4. De beoordeling van het bewijs
4.1. Het standpunt van de officier van justitie
De officier van justitie acht wettig en overtuigend bewezen dat verdachte feit 1 tezamen en in vereniging, opzettelijk heeft begaan. Het ter beschikking stellen aan [betrokkene 1] kan volgens de officier van justitie niet worden bewezen waardoor zij een gedeeltelijke vrijspraak van feit 1 vordert. De officier van justitie acht wettig en overtuigend bewezen dat verdachte feit 2, 4 en 6 (tezamen en in vereniging), opzettelijk heeft begaan. Ten aanzien van feit 3 acht de officier van justitie wettig en overtuigend bewezen dat verdachte na 25 oktober 2004 opzettelijk rookballen ter beschikking heeft gesteld aan [betrokkene 2] en [betrokkene 3]. De levering van rookballetjes na 25 oktober 2004 aan [betrokkene 4] en [betrokkene 5][betrokkene 8] acht de officier van justitie niet bewezen. Zij vordert vrijspraak voor dit gedeelte van feit 3.
Ten aanzien van feit 5 acht de officier van justitie wettig en overtuigend bewezen dat verdachte het feit tezamen en in vereniging, opzettelijk heeft begaan. Het feit ten aanzien van [betrokkene 6] kan volgens de officier van justitie echter niet worden bewezen waardoor zij een gedeeltelijke vrijspraak van feit 5 vordert.

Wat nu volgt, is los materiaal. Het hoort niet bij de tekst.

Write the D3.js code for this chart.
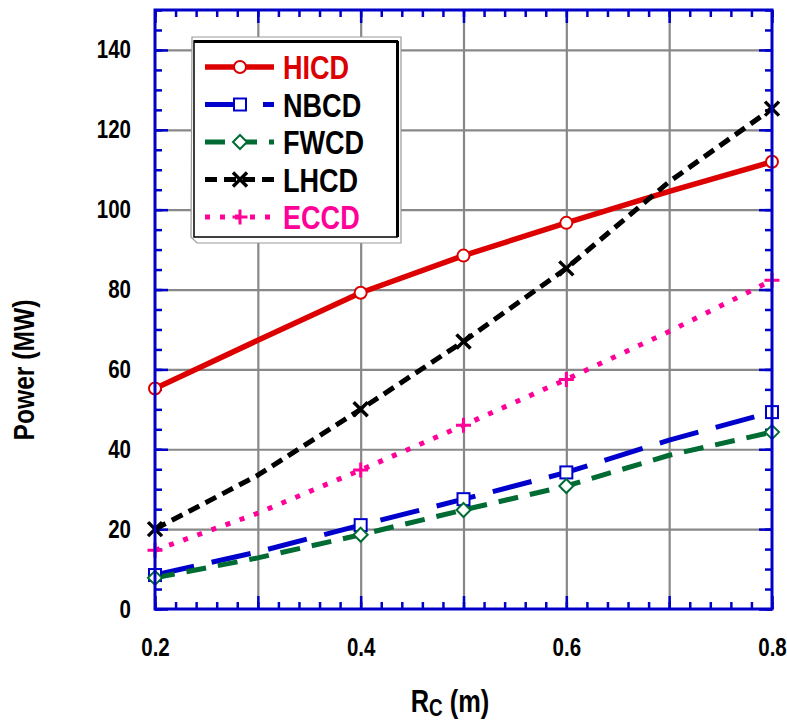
<!DOCTYPE html>
<html>
<head>
<meta charset="utf-8">
<script src="https://cdn.jsdelivr.net/npm/d3@7"></script>
<style>
  html, body { margin: 0; padding: 0; background: #fff; }
  svg { display: block; }
  .lbl { font-family: "Liberation Sans Narrow", "Arial Narrow", "Liberation Sans", Arial, sans-serif; font-weight: bold; }
</style>
</head>
<body>
<svg id="chart" width="787" height="724"></svg>
<script>
// Current-drive power versus Rc
const rc = [0.2, 0.3, 0.4, 0.5, 0.6, 0.7, 0.8];
const markedAt = [0.2, 0.4, 0.5, 0.6, 0.8];
const hicd = [55.2, 67.3, 79.2, 88.5, 96.7, 104.6, 112.0];
const nbcd = [8.5, 14.3, 21.0, 27.5, 34.2, 42.3, 49.3];
const fwcd = [7.8, 12.8, 18.6, 24.8, 30.8, 38.5, 44.3];
const lhcd = [20.0, 33.5, 50.0, 67.0, 85.3, 107.0, 125.3];
const eccd = [14.7, 24.0, 34.8, 46.0, 57.5, 69.5, 82.3];
const seriesNames = ["HICD", "NBCD", "FWCD", "LHCD", "ECCD"];
const xTickLabels = [0.2, 0.4, 0.6, 0.8];
const yTickLabels = [0, 20, 40, 60, 80, 100, 120, 140];

const series = [
  { name: seriesNames[0], values: hicd, color: "#dd0000", text: "#dd0000", width: 5.5, dash: null, marker: "circle" },
  { name: seriesNames[1], values: nbcd, color: "#0000cc", text: "#000000", width: 5, dash: "40,18", marker: "square" },
  { name: seriesNames[2], values: fwcd, color: "#006b33", text: "#000000", width: 5, dash: "20,12", marker: "diamond" },
  { name: seriesNames[3], values: lhcd, color: "#000000", text: "#000000", width: 5, dash: "12,7", marker: "cross" },
  { name: seriesNames[4], values: eccd, color: "#ff0099", text: "#ff0099", width: 5, dash: "5,10", marker: "plus" }
];

const svg = d3.select("#chart");
const plotL = 155, plotR = 772, plotT = 10, plotB = 609;
const x = d3.scaleLinear().domain([0.2, 0.8]).range([plotL, plotR]);
const y = d3.scaleLinear().domain([0, 150]).range([plotB, plotT]);
const axisColor = "#0000c8";

// condensed bold lettering: squeeze each label to a narrow width
function narrow(sel, k = 0.82) {
  sel.each(function () {
    const w = this.getComputedTextLength();
    d3.select(this).attr("textLength", w * k).attr("lengthAdjust", "spacingAndGlyphs");
  });
}

// grid lines
const gridX = svg.append("g").attr("transform", `translate(0,${plotB})`)
  .call(d3.axisBottom(x).tickValues([0.3, 0.4, 0.5, 0.6, 0.7]).tickSize(-(plotB - plotT)).tickFormat(""));
const gridY = svg.append("g").attr("transform", `translate(${plotL},0)`)
  .call(d3.axisLeft(y).tickValues([20, 40, 60, 80, 100, 120, 140]).tickSize(-(plotR - plotL)).tickFormat(""));
[gridX, gridY].forEach(g => {
  g.select(".domain").remove();
  g.selectAll("line").attr("stroke", "#888").attr("stroke-width", 2.2);
});

// inward ticks on all four sides
const xMinor = d3.range(0, 31).map(i => 0.2 + i * 0.02);
const xMajor = d3.range(0, 7).map(i => 0.2 + i * 0.1);
const yMinor = d3.range(0, 31).map(i => i * 5);
const yMajor = d3.range(0, 8).map(i => i * 20);
function tickGroup(axisFn, scale, vals, size, tx, ty) {
  const g = svg.append("g").attr("transform", `translate(${tx},${ty})`)
    .call(axisFn(scale).tickValues(vals).tickSize(size).tickFormat(""));
  g.select(".domain").remove();
  g.selectAll("line").attr("stroke", axisColor).attr("stroke-width", 2.5);
}
tickGroup(d3.axisBottom, x, xMinor, -7, 0, plotB);
tickGroup(d3.axisBottom, x, xMajor, -13, 0, plotB);
tickGroup(d3.axisTop, x, xMinor, -7, 0, plotT);
tickGroup(d3.axisTop, x, xMajor, -13, 0, plotT);
tickGroup(d3.axisLeft, y, yMinor, -7, plotL, 0);
tickGroup(d3.axisLeft, y, yMajor, -13, plotL, 0);
tickGroup(d3.axisRight, y, yMinor, -7, plotR, 0);
tickGroup(d3.axisRight, y, yMajor, -13, plotR, 0);

// tick labels
const xl = svg.append("g").attr("transform", `translate(0,${plotB})`)
  .call(d3.axisBottom(x).tickValues(xTickLabels).tickSize(0).tickPadding(29).tickFormat(d3.format(".1f")));
xl.select(".domain").remove();
xl.selectAll("text").attr("class", "lbl").attr("font-size", 25).attr("fill", "#000")
  .attr("transform", "scale(0.82,1)");
const yl = svg.append("g").attr("transform", `translate(${plotL},0)`)
  .call(d3.axisLeft(y).tickValues(yTickLabels).tickSize(0).tickPadding(24).tickFormat(d3.format("d")));
yl.select(".domain").remove();
yl.selectAll("text").attr("class", "lbl").attr("font-size", 25).attr("fill", "#000").call(narrow);

// series lines
const line = d3.line().x((d, i) => x(rc[i])).y(d => y(d));
series.forEach(s => {
  svg.append("path").datum(s.values)
    .attr("d", line)
    .attr("fill", "none")
    .attr("stroke", s.color)
    .attr("stroke-width", s.width)
    .attr("stroke-dasharray", s.dash)
    .attr("stroke-linejoin", "round");
});

function drawMarker(g, type, cx, cy, color) {
  if (type === "circle") {
    g.append("circle").attr("cx", cx).attr("cy", cy).attr("r", 6)
      .attr("fill", "#fff").attr("stroke", color).attr("stroke-width", 2);
  } else if (type === "square") {
    g.append("rect").attr("x", cx - 6).attr("y", cy - 6).attr("width", 12).attr("height", 12)
      .attr("fill", "#fff").attr("stroke", color).attr("stroke-width", 2);
  } else if (type === "diamond") {
    g.append("path").attr("d", `M${cx},${cy - 7}L${cx + 7},${cy}L${cx},${cy + 7}L${cx - 7},${cy}Z`)
      .attr("fill", "#fff").attr("stroke", color).attr("stroke-width", 2);
  } else if (type === "cross") {
    g.append("path").attr("d", `M${cx - 7},${cy - 7}L${cx + 7},${cy + 7}M${cx - 7},${cy + 7}L${cx + 7},${cy - 7}`)
      .attr("stroke", color).attr("stroke-width", 3.5);
  } else if (type === "plus") {
    g.append("path").attr("d", `M${cx - 7.5},${cy}L${cx + 7.5},${cy}M${cx},${cy - 7.5}L${cx},${cy + 7.5}`)
      .attr("stroke", color).attr("stroke-width", 3);
  }
}

// markers
series.forEach(s => {
  const g = svg.append("g");
  rc.forEach((r, i) => {
    if (markedAt.some(m => Math.abs(m - r) < 1e-9)) drawMarker(g, s.marker, x(r), y(s.values[i]), s.color);
  });
});

// frame
svg.append("rect").attr("x", plotL).attr("y", plotT).attr("width", plotR - plotL).attr("height", plotB - plotT)
  .attr("fill", "none").attr("stroke", axisColor).attr("stroke-width", 3);

// legend
const lg = svg.append("g");
lg.append("path").attr("d", "M192,37L401,37L401,243L197,243L191,237Z")
  .attr("fill", "#fff").attr("stroke", "#999").attr("stroke-width", 1.2);
lg.append("rect").attr("x", 194).attr("y", 41).attr("width", 203).attr("height", 196)
  .attr("fill", "#fff").attr("stroke", "#000").attr("stroke-width", 1.5);
lg.append("line").attr("x1", 194).attr("x2", 398).attr("y1", 41.5).attr("y2", 41.5).attr("stroke", "#000").attr("stroke-width", 3);
lg.append("line").attr("x1", 397.5).attr("x2", 397.5).attr("y1", 41).attr("y2", 237).attr("stroke", "#000").attr("stroke-width", 3);
series.forEach((s, i) => {
  const cy = 67 + i * 37.5;
  lg.append("line").attr("x1", 205).attr("x2", 274).attr("y1", cy).attr("y2", cy)
    .attr("stroke", s.color).attr("stroke-width", s.width).attr("stroke-dasharray", s.dash);
  drawMarker(lg, s.marker, 240, cy, s.color);
  lg.append("text").attr("class", "lbl").attr("x", 283).attr("y", cy + 12)
    .attr("font-size", 33).attr("fill", s.text).text(s.name).call(narrow);
});

// axis titles
svg.append("text").attr("class", "lbl").attr("font-size", 30).attr("text-anchor", "middle")
  .attr("transform", "translate(34,370) rotate(-90)").text("Power (MW)").call(narrow);
const xt = svg.append("text").attr("class", "lbl").attr("font-size", 31)
  .attr("transform", "translate(450,712) scale(0.82,1)").attr("text-anchor", "middle");
xt.append("tspan").text("R");
xt.append("tspan").attr("font-size", 23).attr("dy", 4).text("C");
xt.append("tspan").attr("dy", -4).text(" (m)");
</script>
</body>
</html>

Tot slot acht de officier van justitie niet wettig en overtuigend bewezen dat verdachte de feiten 7 en 8 heeft begaan en vordert hiervoor vrijspraak.
4.2. Het standpunt van de verdediging
Ten aanzien van feit 1 kan de rechtbank niet tot een bewezenverklaring komen voor wat betreft het ter beschikking stellen van vuurwerk aan [betrokkene 1]. Ten aanzien van [betrokkene 1] is niet ter beschikking gesteld en verdachte heeft aan het handelen van [betrokkene 7] geen feitelijk leiding gegeven, hij wist er zelfs niets vanaf.
Ten aanzien van feit 2 kan niet uit het dossier blijken dat verdachte wetenschap had van de wijze van levering. Derhalve heeft verdachte geen feitelijk leiding gegeven aan de verboden gedraging wat tot vrijspraak zal moeten leiden.
Er is voorts geen bewijs inzake feit 3 [betrokkene 4] en [betrokkene 8] hebben verklaard dat zij de rookballen voor 25 oktober 2004 opgehaald hebben en ten aanzien van [betrokkene 2] en [betrokkene 3] kan de vaststelling dat na 25 oktober 2004 is afgeleverd alleen berusten op één geschrift,waardoor vrijspraak dient te volgen.
Subsidiair kan verdachte niet als feitelijk leidinggever van deze feiten worden aangemerkt, omdat hij niet degene is geweest die contact met de klant gehad heeft en hij ook niet het bestelformulier heeft ingevuld.
Ten aanzien van feit 4 kan niet bewezen worden dat er meer dan 1000 kg vuurwerk geleverd is aan [betrokkene 9] en [betrokkene 10]. Tevens valt niet in te zien hoe de inrichtingen veranderd zouden kunnen zijn door verdachte.
Ten aanzien van feit 5 is primair aangevoerd dat de tenlastelegging onvoldoende duidelijk is en derhalve nietig. Subsidiair acht de raadsman geen bewijs aanwezig voor het niet nakomen van de zorgplicht.
Ten aanzien van feit 6 dient eveneens vrijspraak te volgen. Verdachte heeft slechts aan Belgische vuurwerkhandelaren vuurwerk ter beschikking gesteld en kan niet verantwoordelijk zijn voor wat er daarna met het vuurwerk is gebeurd. Ter beschikkingstellen dient aldus te worden uitgelegd dat het ziet op overdracht van de feitelijke beschikkingsmacht van een goed. Er is niet in Nederland, maar in België ter beschikking gesteld
Ten slotte kan de rechtbank ten aanzien van de feiten 7 en 8 ook niet tot een bewezenverklaring komen. Verdachte is in het geheel niet betrokken bij de administratie en in het dossier is geen enkel bewijs te vinden voor betrokkenheid van verdachte bij deze twee fiscale feiten.